Given that writing and directing are much more established positions in the theatre making process, and that in an environment of scarce funding dramaturgs are one of the easiest positions to drop from a project that needs to save money, then the opportunity for minority cultures to develop a professionalised dramaturgical practice is vastly reduced. It became strikingly obvious that of course dramaturgical practice has been made within and around the majority culture: that’s where the knowledge currently lies. In the context of this project, it poses the challenge of first figuring out the roots of minority-language dramaturgy in its culture, and the appropriate route towards a dramaturgy of this kind.

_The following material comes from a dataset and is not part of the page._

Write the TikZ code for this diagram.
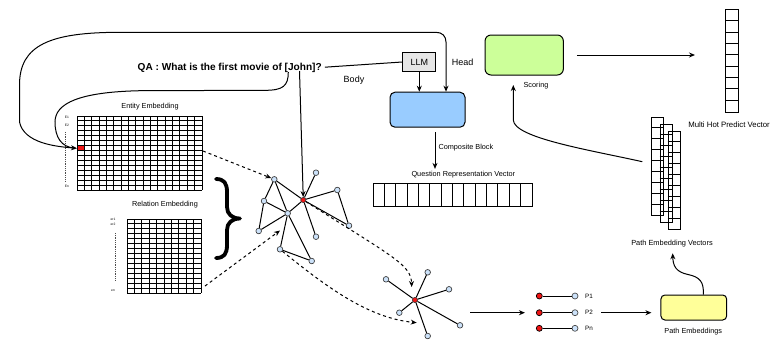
\documentclass[tikz,border=0pt]{standalone}
\usepackage{fontspec}
\setmainfont{Liberation Sans}
\usetikzlibrary{arrows.meta,calc}
\definecolor{gblue}{RGB}{204,226,250}
\definecolor{bodyblue}{RGB}{153,204,255}
\definecolor{scoregreen}{RGB}{204,255,153}
\definecolor{pembyellow}{RGB}{255,255,153}
\definecolor{llmgray}{RGB}{230,230,230}
\definecolor{redfill}{RGB}{240,20,20}
\begin{document}
\begin{tikzpicture}[x=1pt,y=1pt,>={Stealth[length=6pt,width=5pt]}]
\tikzset{
  conn/.style={line width=1pt},
  dconn/.style={line width=1pt,dash pattern=on 3pt off 3pt},
  gridline/.style={line width=0.9pt},
  dotline/.style={line width=0.4pt,black!70,dash pattern=on 0.6pt off 1.2pt},
  lbl/.style={font=\fontsize{7.3}{8.5}\selectfont,inner sep=0pt},
  smalllbl/.style={font=\fontsize{6.3}{7}\selectfont,inner sep=0pt},
  tinylbl/.style={font=\fontsize{3.3}{4}\selectfont,inner sep=0pt},
  midlbl/.style={font=\fontsize{9}{10}\selectfont,inner sep=0pt},
  gn/.style={circle,draw=black!75,fill=gblue,line width=0.7pt,minimum size=5.6pt,inner sep=0pt},
  rn/.style={circle,draw=black!80,fill=redfill,line width=0.6pt,minimum size=5.2pt,inner sep=0pt},
  pr/.style={circle,draw=black,fill=redfill,line width=0.7pt,minimum size=6pt,inner sep=0pt},
  pb/.style={circle,draw=black!70,fill=gblue,line width=0.7pt,minimum size=6pt,inner sep=0pt},
  blockbox/.style={draw=black,line width=1pt,rounded corners=5pt,inner sep=0pt},
  vecbox/.style={draw=black,line width=1pt,inner sep=0pt,anchor=north west},
}
\useasboundingbox (0,0) rectangle (774,-341);

% ---------- Entity embedding grid (17 x 15)
\node[fill=redfill,inner sep=0pt,minimum width=7.35pt,minimum height=4.93pt,anchor=north west] (redcell) at (77,{-116-6*74/15}) {};
\foreach \i in {0,...,17} \draw[gridline] ({77+\i*125/17},-116) -- ++(0,-74);
\foreach \j in {0,...,15} \draw[gridline] (77,{-116-\j*74/15}) -- ++(125,0);
\node[lbl] (entlab) at (150,-107) {Entity Embedding};
\node[tinylbl] (e1) at (67,-117) {E1};
\node[tinylbl] (e2) at (67,-125) {E2};
\node[tinylbl] (en) at (67,-186) {En};
\draw[dotline] (65.5,-132) -- (65.5,-181);

% ---------- Relation embedding grid (10 x 15)
\foreach \i in {0,...,10} \draw[gridline] ({127+\i*7.4},-219) -- ++(0,-74);
\foreach \j in {0,...,15} \draw[gridline] (127,{-219-\j*74/15}) -- ++(74,0);
\node[lbl] (rellab) at (165,-205) {Relation Embedding};
\node[tinylbl] (r1) at (113,-219.3) {er1};
\node[tinylbl] (r2) at (113,-224.5) {er2};
\node[tinylbl] (rn) at (113,-291) {en};
\draw[dotline] (115,-233) -- (115,-281);

% ---------- Brace
\draw[line width=3.8pt,line cap=round,line join=round]
  (216,-179) .. controls (224,-179) and (227,-183) .. (227,-192) -- (227,-207)
  .. controls (227,-214) and (232,-218.5) .. (240,-218.5)
  .. controls (232,-218.5) and (227,-223) .. (227,-230) -- (227,-245)
  .. controls (227,-254) and (224,-258) .. (216,-258);

% ---------- Question, LLM, body
\node[font=\fontsize{10.1}{12}\selectfont\bfseries,inner sep=0pt,anchor=base] (q) at (229.7,-70) {QA : What is the first movie of [John]?};
\node[draw,fill=llmgray,line width=1pt,minimum width=33.3pt,minimum height=19.4pt,inner sep=0pt,font=\fontsize{9}{10}\selectfont] (llm) at (419.3,-62) {LLM};
\node[blockbox,fill=bodyblue,minimum width=75pt,minimum height=35pt] (body) at (427.5,-109.7) {};
\node[midlbl] (bodylab) at (354,-80) {Body};
\node[midlbl] (headlab) at (462.7,-62.7) {Head};
\draw[conn,shorten <=3pt] (q.east) -- (llm.west);
\draw[conn,->] (llm.south) -- (llm.south |- body.north);
\coordinate (headin) at ($(body.north)+(18.5,0)$);
\draw[conn,<->] (redcell.west) .. controls (55,-146.5) and (24,-143) .. (19.5,-122) -- (19.5,-85)
  .. controls (19.5,-45) and (50,-32.3) .. (120,-32.3) -- (436,-32.3)
  .. controls (442,-32.3) and (446,-36) .. (446,-42) -- (headin);
\coordinate (johnpt) at (288.3,-72);
\draw[conn,shorten >=3pt] (johnpt) .. controls (288.3,-86) and (283,-90.3) .. (265,-90.3) -- (140,-90.7)
  .. controls (80,-92) and (55,-103) .. (55,-122) .. controls (55,-138) and (62,-147) .. (redcell.west);

% ---------- Question representation vector
\coordinate (cbx) at (435,0);
\node[lbl] (qrvlab) at (463.3,-175) {Question Representation Vector};
\node[vecbox,minimum width=158.4pt,minimum height=22.4pt] (qrv) at (373.3,-183.3) {};
\foreach \i in {1,...,13} \draw[gridline] ({373.3+\i*158.4/14},-183.3) -- ++(0,-22.4);
\draw[conn,->,shorten <=4.5pt,shorten >=2.5pt] (body.south -| cbx) -- (qrvlab.north -| cbx);
\node[lbl,anchor=west] (cblab) at (438.3,-147.3) {Composite Block};

% ---------- Graph 1
\node[gn] (A) at (274.3,-179.3) {};
\node[gn] (B) at (316,-172.7) {};
\node[gn] (C) at (264,-201) {};
\node[rn] (R) at (303.3,-200) {};
\node[gn] (D) at (337.3,-190) {};
\node[gn] (E) at (287.7,-213.3) {};
\node[gn] (F) at (258.7,-231) {};
\node[gn] (G) at (349,-225.7) {};
\node[gn] (H) at (316,-236.7) {};
\node[gn] (I) at (280,-249.3) {};
\node[gn] (J) at (311.7,-261) {};
\foreach \u/\v in {A/R,A/C,A/E,C/E,C/F,E/F,E/R,R/B,R/D,D/G,R/G,R/H,E/I,I/J,E/J}
  \draw[conn] (\u) -- (\v);
\coordinate (qdown) at (299.5,-71);
\draw[conn,->] (qdown) -- (R);
\coordinate (entout) at (203,-151);
\draw[dconn,->] (entout) -- (A);
\coordinate (relout) at (205,-286);
\coordinate (g1in) at (280,-230.5);
\draw[dconn,->] (relout) -- (g1in);

% ---------- Graph 2
\node[rn] (R2) at (415,-300) {};
\node[gn] (a) at (386,-279.3) {};
\node[gn] (b) at (427.7,-272.3) {};
\node[gn] (c) at (449,-289.3) {};
\node[gn] (d) at (399.3,-312.7) {};
\node[gn] (e) at (460,-325.3) {};
\node[gn] (f) at (427.7,-336) {};
\foreach \v in {a,b,c,d,e,f} \draw[conn] (R2) -- (\v);
\coordinate (g2inA) at (411.7,-287);
\draw[dconn,->] (R) .. controls (395,-258) and (411,-265) .. (g2inA);
\coordinate (g2inB) at (416.7,-322.7);
\draw[dconn,->] (I) .. controls (330,-290) and (370,-318) .. (g2inB);

% ---------- Paths
\node[pr] (p1r) at (539.3,-296) {};
\node[pb] (p1b) at (575,-296) {};
\node[pr] (p2r) at (539.3,-312.7) {};
\node[pb] (p2b) at (575,-312.7) {};
\node[pr] (p3r) at (539.3,-328.3) {};
\node[pb] (p3b) at (575,-328.3) {};
\draw[conn] (p1r) -- (p1b);
\draw[conn] (p2r) -- (p2b);
\draw[conn] (p3r) -- (p3b);
\node[smalllbl,anchor=west] (p1l) at (585,-296) {P1};
\node[smalllbl,anchor=west] (p2l) at (585,-312.7) {P2};
\node[smalllbl,anchor=west] (p3l) at (585,-328.3) {Pn};
\coordinate (g2out) at (470,-312.7);
\draw[conn,->,shorten >=11pt] (g2out) -- (p2r);

% ---------- Path embeddings
\node[blockbox,fill=pembyellow,rounded corners=4pt,minimum width=65.7pt,minimum height=25pt] (pemb) at (693.8,-307.5) {};
\node[lbl] (pemblab) at (693.3,-331.7) {Path Embeddings};
\draw[conn,shorten <=8pt,shorten >=9pt,->] (p2l.east) -- (p2l.east -| pemb.west);

% ---------- Path embedding vectors
\foreach \k/\x/\y in {1/651/-117,2/659.5/-124,3/667.5/-131}{
  \node[vecbox,minimum width=12pt,minimum height=98pt] (pv\k) at (\x,\y) {};
  \foreach \j in {1,...,8} \draw[gridline] (\x,{\y-\j*98/9}) -- ++(12,0);
}
\node[font=\fontsize{7.4}{8.5}\selectfont,inner sep=0pt] (pvlab) at (672,-243.3) {Path Embedding Vectors};
\coordinate (pembtop) at ($(pemb.north)+(9.5,0)$);
\coordinate (vecin) at (672.7,-253.3);
\draw[conn,->] (pembtop) .. controls (704,-282) and (700,-277) .. (688,-274.5)
  .. controls (676,-272) and (673,-266) .. (vecin);

% ---------- Scoring
\node[blockbox,fill=scoregreen,rounded corners=6pt,minimum width=78.3pt,minimum height=40pt] (score) at (524.2,-55) {};
\node[lbl] (scorelab) at (536,-86) {Scoring};
\coordinate (vecout) at (642.3,-161.7);
\coordinate (scorein) at (513.3,-85);
\draw[conn,->] (vecout) .. controls (590,-150) and (514,-138) .. (513.3,-120) -- (scorein);

% ---------- Multi hot predict vector
\node[vecbox,minimum width=12.7pt,minimum height=102.4pt] (mh) at (725,-9.3) {};
\foreach \j in {1,...,8} \draw[gridline] (725,{-9.3-\j*102.4/9}) -- ++(12.7,0);
\node[font=\fontsize{7.8}{9}\selectfont,inner sep=0pt] (mhlab) at (729,-125) {Multi Hot Predict Vector};
\draw[conn,->,shorten <=13pt,shorten >=30pt] (score.east) -- (score.east -| mh.west);
\end{tikzpicture}
\end{document}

I have previously written about subversive or radical forms of dramaturgy, from radicalising eco-dramaturgy to subversion of the everyday in closed-house environments. To write about them, I have realised, is more an activity that typically generates questions. And when it comes to sitting in a room of theatre makers, each with their own embodied habits of approaching theatre, sometimes simply asking questions isn’t enough. And yet, how can we practically begin to disentangle the roots and forthcoming routes of minority-language dramaturgy? To achieve this when we are also so caught up in the colonial hegemony of Western theatre practice can be challenge. Finding the space to imagine something new when we are embedded in the majority national culture requires an act of decolonisation that must begin in the everyday before it can be applied to the theatre. For a project as small as this one, perhaps it was too great an ambition to move beyond simply creating more questions.
However, if we are speaking of roots, then I hope, and I do believe, that this project has at least planted the seed of curiosity and dramaturgical thought which may, further down the line, create new roots and lead my collaborators down new routes to a disruptive and re-imagined dramaturgical practice.